On the boat coming back from Discovery Island one night, Alexa and I met a group of girls who were working in Hong Kong and were on vacation. They were headed to the hot springs on Busuanga Island and invited us to join them. We managed to cram six people plus a driver into a tricycle. I was sitting on the outside, and it was one of the scarier moments of my life. The vehicle sped down the dirt path in the dark and was constantly veering away from overhanging branches and potholes. It clearly wasn't made for six people (probably 2-3), so it sputtered every time it neared the top of a hill. Our driver told us it was named Libra, but we heard "Deborah," so we would cheer on "Debbie" to prevent her from rolling backwards down the hills. She was like the Little Engine That Could, and we had to get out and walk only once during the rugged trip.
Food

At last, it's time for the requisite section on food, though for the first part of our trip, I wondered if I would even include such a section. In Coron there are two distinct types of restaurants, ones that cater to foreigners and ones that pre-cook all their meat dishes, cover them, and set them on a makeshift counter for all passerbys to see. For the first half of our trip, we stuck mostly to the places that catered to foreigners. The food at the local places looked great, but we were skeptical that it may have been left out to long or might not have been the best for our stomachs. The tourist restaurants were decent, but we found ourselves paying $5-7 a meal, which for a developing country is pretty high.

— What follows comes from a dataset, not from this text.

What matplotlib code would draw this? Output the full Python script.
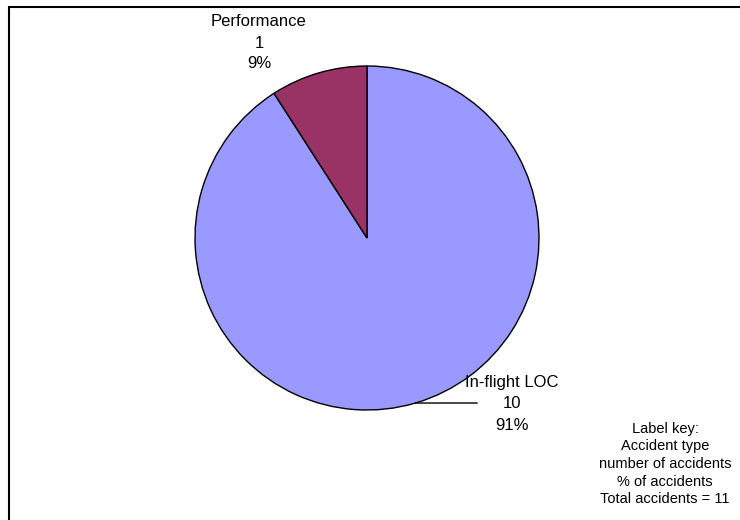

After confirming with one of our dive instructors that the sketchy-looking Filipino places were safe, we made the switch. It may have been the best decision of the trip, as the food was both better and half the cost. There were several curry-like dishes, rice, noodles (pancit canton), and the aforementioned chicken or pork adobo. The drink of choice in the Philippines is Tanduay Spiced Rum. A half of a fifth of it, for $1, will turn two liters of Coke into Dr. Pepper.




















Foakleys

I'm never much of a shopper, either at home or when I travel, but the market in Coron was fun just to walk through. Vendors would sell fresh meat, fish, fruit, or vegetables. Alexa and I couldn't resist buying fresh mangoes every time we passed through. These mangoes are in the running for best fruit to ever touch my lips. The market also offers tourist gear/junk at relatively low prices. I was in need of a pair of sunglasses, so I purchased a sleek, yellow pair of Foakleys for a few bucks. The last day of the trip I was walking up from the pier, swelling with pride in my three-day-old purchase and wondering aloud to Alexa why anyone would waste money on actual Oakleys. I reasoned that I could look just as cool as any Oakley-buying chump for 2-4% of the cost. Within 30 seconds of me finishing my rant, the right lens popped out of its frame. Alexa laughed hysterically, but I turned around and bought another pair of Foakleys, this time prioritizing structural integrity over style. Karma may have gotten the better of me, but I still would have to go through 20-40 pairs of Foakleys to make Oakleys an economical purchase.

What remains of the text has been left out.